(560br) Carbon Dioxide Hydrogenation

Hydrogenation of carbon dioxide may on the one hand contribute to reduction of CO₂ emissions, on the other hand we might make use of CO₂ to raise the energy density of hydrogen based energy carriers by orders of magnitude. The hydrogenation products methane and methanol provide the physical properties for improved energy density of hydrogen based energy carriers. Both constituents do also easily release hydrogen by steam reforming, making them highly feasible for fuel cell powering. However, hydrogenation of CO₂ is not free of charge and does need sophisticated stable catalysts, easy to prepare, easy to recycle, robust and stable for long term usage. A suitable catalyst system can improve the reaction conditions concerning temperature, pressure, CO₂ conversion, and product yield. State of the art catalysts in industrial methanol production are Cu/ZnO/Al₂O₃, for methane synthesis Ni-based catalysts with Al₂O₃ backbone or SiO₂ backbone have established.

Changing the catalyst backbone from Al₂O₃ to MgO is very promising due to the appreciable CO₂ capture capacity of MgO as well as the low technological demand for recycling of spent catalysts.
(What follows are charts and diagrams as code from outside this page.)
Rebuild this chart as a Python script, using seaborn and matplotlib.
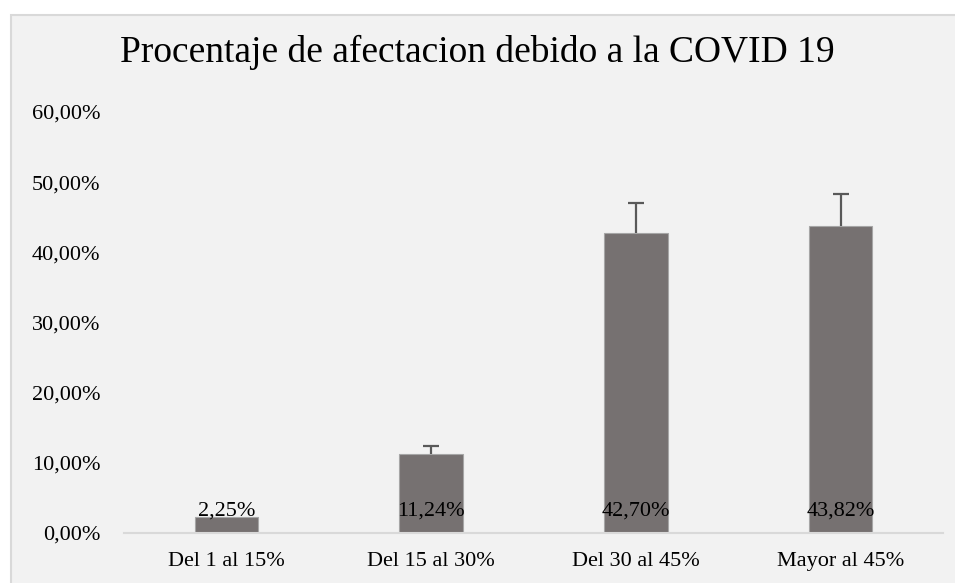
import pandas as pd
import numpy as np
import matplotlib
matplotlib.use("Agg")
import matplotlib.pyplot as plt
import seaborn as sns
from matplotlib.patches import Rectangle

categories = ["Del 1 al 15%", "Del 15 al 30%", "Del 30 al 45%", "Mayor al 45%"]
values = [2.25, 11.24, 42.70, 43.82]
errors_up = [0.0, 1.2, 4.3, 4.5]
labels = ["2,25%", "11,24%", "42,70%", "43,82%"]

sns.set_style("white")
plt.rcParams["font.family"] = ["Liberation Serif", "DejaVu Serif"]

df = pd.DataFrame({"Categoria": categories, "Valor": values, "Error": errors_up})

fig = plt.figure(figsize=(9.55, 5.83), dpi=100)
fig.patch.set_facecolor("white")
# chart area panel
fig.patches.append(Rectangle((11 / 955, -0.05), 1.0, 1 - 15 / 583 + 0.05,
                             transform=fig.transFigure, facecolor="#f2f2f2",
                             edgecolor="#d9d9d9", linewidth=1.5, zorder=-5))

ax = fig.add_axes([124 / 955, 50 / 583, 819 / 955, 421 / 583])
ax.set_zorder(2)
ax.set_facecolor("none")

sns.barplot(data=df, x="Categoria", y="Valor", color="#767171", width=0.31,
            edgecolor="#a6a6a6", linewidth=0.8, saturation=1, ax=ax)

# plus-only error bars (no cap at the bar top)
pos = np.arange(len(values))
vals = np.array(values)
errs = np.array(errors_up)
m = errs > 0
ax.errorbar(pos[m], vals[m], yerr=[np.zeros(m.sum()), errs[m]],
            fmt="none", ecolor="#595959", elinewidth=1.6, capsize=0)
ax.plot(pos[m], vals[m] + errs[m], linestyle="none", marker="_",
        markersize=12, markeredgewidth=1.6, color="#595959")

for i, lab in enumerate(labels):
    ax.annotate(lab, (i, 0), xytext=(0, 15.5), textcoords="offset points",
                ha="center", va="center", fontsize=16, color="black")

ax.set_xlim(-0.5, len(categories) - 0.5)
ax.set_ylim(0, 60)
ax.set_yticks(range(0, 61, 10))
ax.set_yticklabels([f"{v},00%" for v in range(0, 61, 10)])
ax.set_xlabel("")
ax.set_ylabel("")
ax.tick_params(axis="both", length=0, labelsize=16, colors="black")
ax.tick_params(axis="x", pad=14)
ax.tick_params(axis="y", pad=17)

for s in ["top", "right", "left"]:
    ax.spines[s].set_visible(False)
ax.spines["bottom"].set_color("#d9d9d9")
ax.spines["bottom"].set_linewidth(1.5)

fig.text(0.5, 1 - 52 / 583, "Procentaje de afectacion debido a la COVID 19",
         ha="center", va="center", fontsize=27, color="black", zorder=3)

fig.savefig("out.png", dpi=100)
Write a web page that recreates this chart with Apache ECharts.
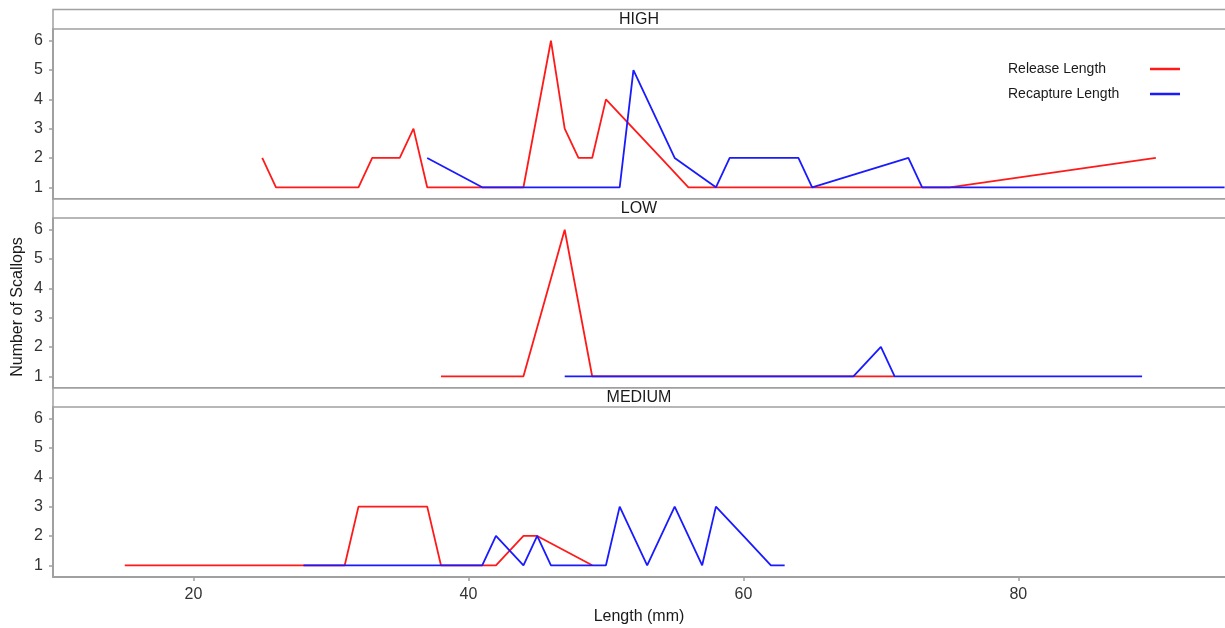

Due to the caustic properties of MgO based catalyst systems a product yield close to equilibrium conversion can even be obtained at moderate operation pressure. Exemplarily Ni doped MgO catalysts offer great performances in methanation of CO₂ at ambient pressure. For catalyst optimization the Ni-load of MgO has been varied between 11 wt% and 27 wt%. For methanol synthesis the catalyst performance of Cu/MgO and Cu/ZnO/MgO systems has been investigated and compared.